It’s been a long discussion for some music genres that they seem finished. They had their time on the charts, with their cycle seemingly been closed. But, the last 3 years we’ve seen many music genres making huge comebacks, like Drum N Bass (in UK and Europe), with Country music in US and Techno which now conquers the biggest festivals (again after two decades).
Well, there is one music genre that really had its’ time throughout 90s and early 00s.
RnB music spent too many years topping the charts, it became Pop, too mainstream, but it defined whole eras of music, being played on the radio, in clubs, everywhere that people were listening to music. RnB (on the form that most have it on their mind) started from the 80s with Bobby Brown being the King back then (of that sound that transfromed and grew up many generations). Later on came Bel Biv Devoe, Boyz II Men, Mariah Carey (being the Queen of Pop-RnB), En Vogue, SWV, Toni Braxton, Dru Hil, just to name a few artists (there are loads of acts within the 90s that charted with huge RnB hits). It was all coming from the producers, they were delivering hit records for many many years.
Then came the Hip Hop/RnB with Puff Daddy (Diddy) making a whole new sound by the end of 90s that many immitaded, most of them transformed it in a sensual RnB.
When Usher appeared on the scene, he wasn’t the only one with that sound. But he was young, had a great voice, dancing skills and developed into a performer on stage, like no one else. He did everything! And then he dropped in the beggining of the new millenium, his album “8701” that changed everything on the RnB scene.”U Remind Me” was HUGE! I was there, playing the hits on the radio, even made my own RnB parties in Greece, with hundreds of people coming over and dancing till the morning! So many artists quickly changed their sound into RnB music and delivered many hits, many albums.
And then came “Confessions” the album that conquered the world and defined the charts in 2004. “Yeah!”
A few years after (somewhere around 2007-2008) the RnB craze was so huge, that every artist (old and new) almost every week had something to release. It came to become so full of immitations that the genre itself started to dissappear. It was over (with the classic RnB sound we knew), though it lasted more than a decade, nearly two. RnB music started transforming into an electronic form, the DJs started making beats and many artists followed their lead and the whole industry changed the sound. It was no longer RnB music. They somehow ended the era. Everything’s been written, every beat has been made, every lyric has been sung. There was so much RnB made, that future generations don’t need to record something new.

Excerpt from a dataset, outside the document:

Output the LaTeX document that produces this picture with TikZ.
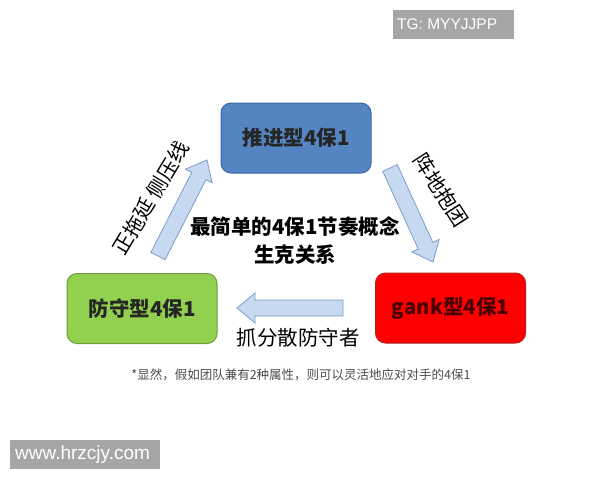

But… there is no genre that dies, everything in music is a cycle. It closes but opens again at some point. And this is the point in 2023 that we’re living in. Last week I saw Diddy taking a Global Icon Award at MTV VMA, watched Tony Toni Tone making a comeback with an interview, saw Toni Braxton at the hairdresser making her 1993 look again (seems to me she’s going to ‘Breathe Again’ with a 30th anniversary) and Mariah Carey being a Dreamlover on Instagram (another celebration of a classic album, 30 years of ‘Music Box’). Timbaland with Nelly Furtado and Justin Timberlake released “Keep Going Up”, trying to remind us that “Give It To Me” was a keypoint in music (so, let’s make another one – that didn’t go as expected). And then…. SuperBowl. Usher on Halftime Show. All within 10 days!

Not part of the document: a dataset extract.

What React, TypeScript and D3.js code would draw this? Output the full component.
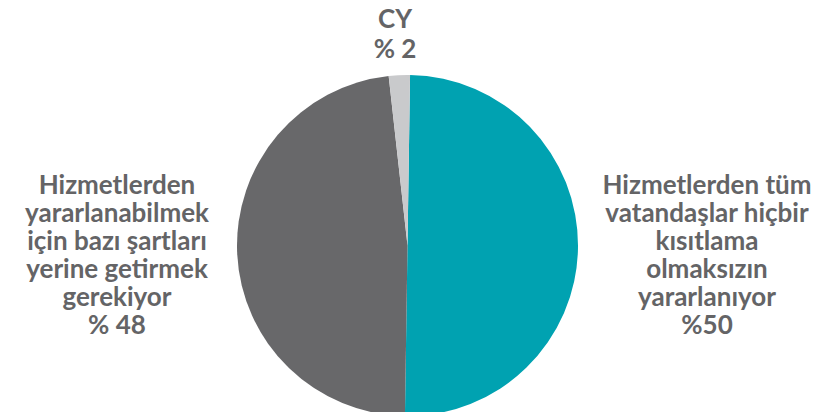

The marketing in US is paving the way to make a huge RnB comeback and not with new artists and new stars. They bring back the real RnB stars that were there writing the history of this genre. And they bring them back with awards, calling them kings and queens again, reminiscing an era that seemed to have ended more than a decade ago. Usher is the best performer to do so, it’s an excellent choice for Halftime Show, so that RnB music can be crowned again as one of the greatest genres of the 90s, 00s.
New generations know nothing about all the above that I mentioned, only the people above 40 really lived this era and it’s about time the kids learn and listen to some cool older stuff that made us love, live, dance and grow up.